------ MATERIAL ------

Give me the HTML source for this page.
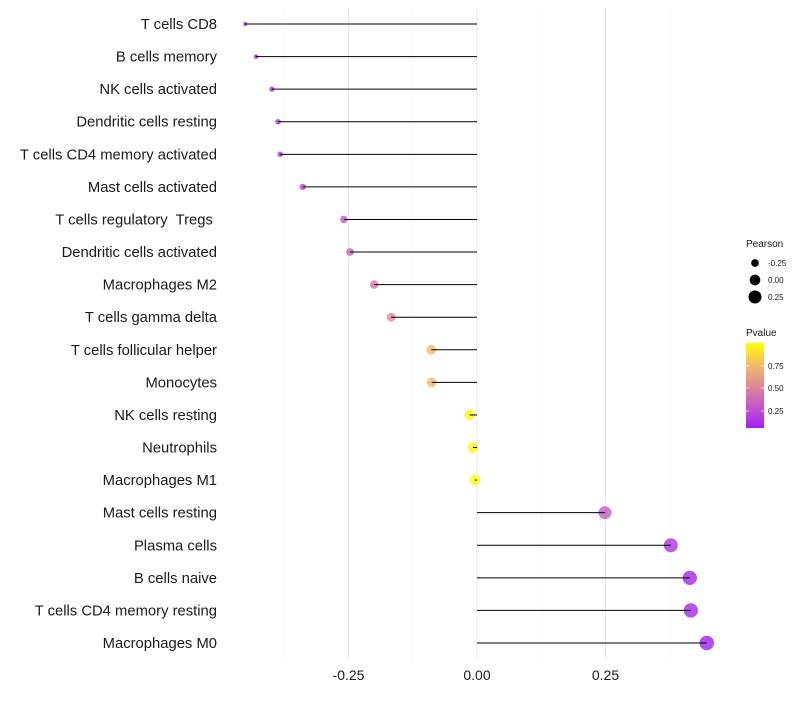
<!DOCTYPE html>
<html><head><meta charset="utf-8"><style>
body{margin:0;background:#fff;font-family:"Liberation Sans",sans-serif}
text{white-space:pre}
</style></head><body>
<svg id="c" width="800" height="700"></svg>
<script>
const categories=["T cells CD8","B cells memory","NK cells activated","Dendritic cells resting","T cells CD4 memory activated","Mast cells activated","T cells regulatory  Tregs ","Dendritic cells activated","Macrophages M2","T cells gamma delta","T cells follicular helper","Monocytes","NK cells resting","Neutrophils","Macrophages M1","Mast cells resting","Plasma cells","B cells naive","T cells CD4 memory resting","Macrophages M0"];
const pearson=[-0.451,-0.430,-0.399,-0.387,-0.383,-0.339,-0.259,-0.247,-0.200,-0.167,-0.089,-0.088,-0.014,-0.008,-0.004,0.249,0.377,0.414,0.416,0.447];
const pvalue=[0.05,0.07,0.10,0.12,0.12,0.18,0.30,0.33,0.43,0.52,0.75,0.75,0.97,0.98,0.99,0.30,0.13,0.08,0.08,0.05];
const xTicks=[-0.25,0,0.25];
const xTickLabels=["-0.25","0.00","0.25"];
const xMinor=[-0.375,-0.125,0.125,0.375];
const NS="http://www.w3.org/2000/svg";
const svg=document.getElementById('c');
function el(t,a,p){const e=document.createElementNS(NS,t);for(const k in a)e.setAttribute(k,a[k]);(p||svg).appendChild(e);return e;}
const x=v=>477+v*514;
const y=i=>24+i*(643-24)/(categories.length-1);
const cStops=[[0.05,[160,32,240]],[0.25,[190,80,210]],[0.5,[222,130,155]],[0.75,[242,185,105]],[1,[255,255,0]]];
function col(p){p=Math.max(0.05,Math.min(1,p));for(let k=1;k<cStops.length;k++){if(p<=cStops[k][0]){const [a,ca]=cStops[k-1],[b,cb]=cStops[k];const t=(p-a)/(b-a);return `rgb(${ca.map((v,j)=>Math.round(v+(cb[j]-v)*t)).join(',')})`;}}return 'rgb(255,255,0)';}
const rad=v=>Math.sqrt(Math.max(1,4+54.6*(v+0.45)));
xMinor.forEach(v=>{const g=el('line',{x1:x(v),x2:x(v),y1:8,y2:660,stroke:'#f2f2f2','stroke-width':0.6});

});
xTicks.forEach((v,i)=>{const g=el('line',{x1:x(v),x2:x(v),y1:8,y2:660,stroke:'#ebebeb','stroke-width':1.1});


const t=el('text',{x:x(v),y:680,'text-anchor':'middle','font-size':14,fill:'#1a1a1a'});t.textContent=xTickLabels[i];

});
categories.forEach((c,i)=>{
const t=el('text',{x:217,y:y(i)+5,'text-anchor':'end','font-size':14.8,fill:'#1a1a1a'});t.textContent=c;


const d=el('circle',{cx:x(pearson[i]),cy:y(i),r:rad(pearson[i]),fill:col(pvalue[i]),'fill-opacity':0.8});


const l=el('line',{x1:x(0),x2:x(pearson[i]),y1:y(i),y2:y(i),stroke:'#000','stroke-width':1});


});
const lt=el('text',{x:746,y:247,'font-size':10,fill:'#1a1a1a'});lt.textContent='Pearson';

[[-0.25,263],[0,280],[0.25,297]].forEach(([v,yy],i)=>{
const c=el('circle',{cx:755,cy:yy,r:rad(v),fill:'#000'});

const t=el('text',{x:768,y:yy+3,'font-size':8,fill:'#1a1a1a'});t.textContent=["-0.25","0.00","0.25"][i];
});
const pt=el('text',{x:746,y:336,'font-size':10,fill:'#1a1a1a'});pt.textContent='Pvalue';

const defs=el('defs',{});const lg=el('linearGradient',{id:'g',x1:0,y1:1,x2:0,y2:0},defs);
cStops.forEach(([p,c])=>el('stop',{offset:(p-0.05)/0.95,'stop-color':`rgb(${c.join(',')})`},lg));
const cb=el('rect',{x:746,y:343,width:18,height:85,fill:'url(#g)'});

[[0.75,366],[0.5,388],[0.25,411]].forEach(([v,yy])=>{
el('line',{x1:746,x2:749,y1:yy,y2:yy,stroke:'#fff','stroke-width':0.6});el('line',{x1:761,x2:764,y1:yy,y2:yy,stroke:'#fff','stroke-width':0.6});
const t=el('text',{x:768,y:yy+3,'font-size':8,fill:'#1a1a1a'});t.textContent=v.toFixed(2);
});
</script>
</body></html>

------

> [TASK DIRECTIONS]: Copy every line above word for word and exclude the pictures.

> [SOLUTION FOR THIS EXERCISE]:
Give me the HTML source for this page.
<!DOCTYPE html>
<html><head><meta charset="utf-8"><style>
body{margin:0;background:#fff;font-family:"Liberation Sans",sans-serif}
text{white-space:pre}
</style></head><body>
<svg id="c" width="800" height="700"></svg>
<script>
const categories=["T cells CD8","B cells memory","NK cells activated","Dendritic cells resting","T cells CD4 memory activated","Mast cells activated","T cells regulatory  Tregs ","Dendritic cells activated","Macrophages M2","T cells gamma delta","T cells follicular helper","Monocytes","NK cells resting","Neutrophils","Macrophages M1","Mast cells resting","Plasma cells","B cells naive","T cells CD4 memory resting","Macrophages M0"];
const pearson=[-0.451,-0.430,-0.399,-0.387,-0.383,-0.339,-0.259,-0.247,-0.200,-0.167,-0.089,-0.088,-0.014,-0.008,-0.004,0.249,0.377,0.414,0.416,0.447];
const pvalue=[0.05,0.07,0.10,0.12,0.12,0.18,0.30,0.33,0.43,0.52,0.75,0.75,0.97,0.98,0.99,0.30,0.13,0.08,0.08,0.05];
const xTicks=[-0.25,0,0.25];
const xTickLabels=["-0.25","0.00","0.25"];
const xMinor=[-0.375,-0.125,0.125,0.375];
const NS="http://www.w3.org/2000/svg";
const svg=document.getElementById('c');
function el(t,a,p){const e=document.createElementNS(NS,t);for(const k in a)e.setAttribute(k,a[k]);(p||svg).appendChild(e);return e;}
const x=v=>477+v*514;
const y=i=>24+i*(643-24)/(categories.length-1);
const cStops=[[0.05,[160,32,240]],[0.25,[190,80,210]],[0.5,[222,130,155]],[0.75,[242,185,105]],[1,[255,255,0]]];
function col(p){p=Math.max(0.05,Math.min(1,p));for(let k=1;k<cStops.length;k++){if(p<=cStops[k][0]){const [a,ca]=cStops[k-1],[b,cb]=cStops[k];const t=(p-a)/(b-a);return `rgb(${ca.map((v,j)=>Math.round(v+(cb[j]-v)*t)).join(',')})`;}}return 'rgb(255,255,0)';}
const rad=v=>Math.sqrt(Math.max(1,4+54.6*(v+0.45)));
xMinor.forEach(v=>{const g=el('line',{x1:x(v),x2:x(v),y1:8,y2:660,stroke:'#f2f2f2','stroke-width':0.6});

});
xTicks.forEach((v,i)=>{const g=el('line',{x1:x(v),x2:x(v),y1:8,y2:660,stroke:'#ebebeb','stroke-width':1.1});


const t=el('text',{x:x(v),y:680,'text-anchor':'middle','font-size':14,fill:'#1a1a1a'});t.textContent=xTickLabels[i];

});
categories.forEach((c,i)=>{
const t=el('text',{x:217,y:y(i)+5,'text-anchor':'end','font-size':14.8,fill:'#1a1a1a'});t.textContent=c;


const d=el('circle',{cx:x(pearson[i]),cy:y(i),r:rad(pearson[i]),fill:col(pvalue[i]),'fill-opacity':0.8});


const l=el('line',{x1:x(0),x2:x(pearson[i]),y1:y(i),y2:y(i),stroke:'#000','stroke-width':1});


});
const lt=el('text',{x:746,y:247,'font-size':10,fill:'#1a1a1a'});lt.textContent='Pearson';

[[-0.25,263],[0,280],[0.25,297]].forEach(([v,yy],i)=>{
const c=el('circle',{cx:755,cy:yy,r:rad(v),fill:'#000'});

const t=el('text',{x:768,y:yy+3,'font-size':8,fill:'#1a1a1a'});t.textContent=["-0.25","0.00","0.25"][i];
});
const pt=el('text',{x:746,y:336,'font-size':10,fill:'#1a1a1a'});pt.textContent='Pvalue';

const defs=el('defs',{});const lg=el('linearGradient',{id:'g',x1:0,y1:1,x2:0,y2:0},defs);
cStops.forEach(([p,c])=>el('stop',{offset:(p-0.05)/0.95,'stop-color':`rgb(${c.join(',')})`},lg));
const cb=el('rect',{x:746,y:343,width:18,height:85,fill:'url(#g)'});

[[0.75,366],[0.5,388],[0.25,411]].forEach(([v,yy])=>{
el('line',{x1:746,x2:749,y1:yy,y2:yy,stroke:'#fff','stroke-width':0.6});el('line',{x1:761,x2:764,y1:yy,y2:yy,stroke:'#fff','stroke-width':0.6});
const t=el('text',{x:768,y:yy+3,'font-size':8,fill:'#1a1a1a'});t.textContent=v.toFixed(2);
});
</script>
</body></html>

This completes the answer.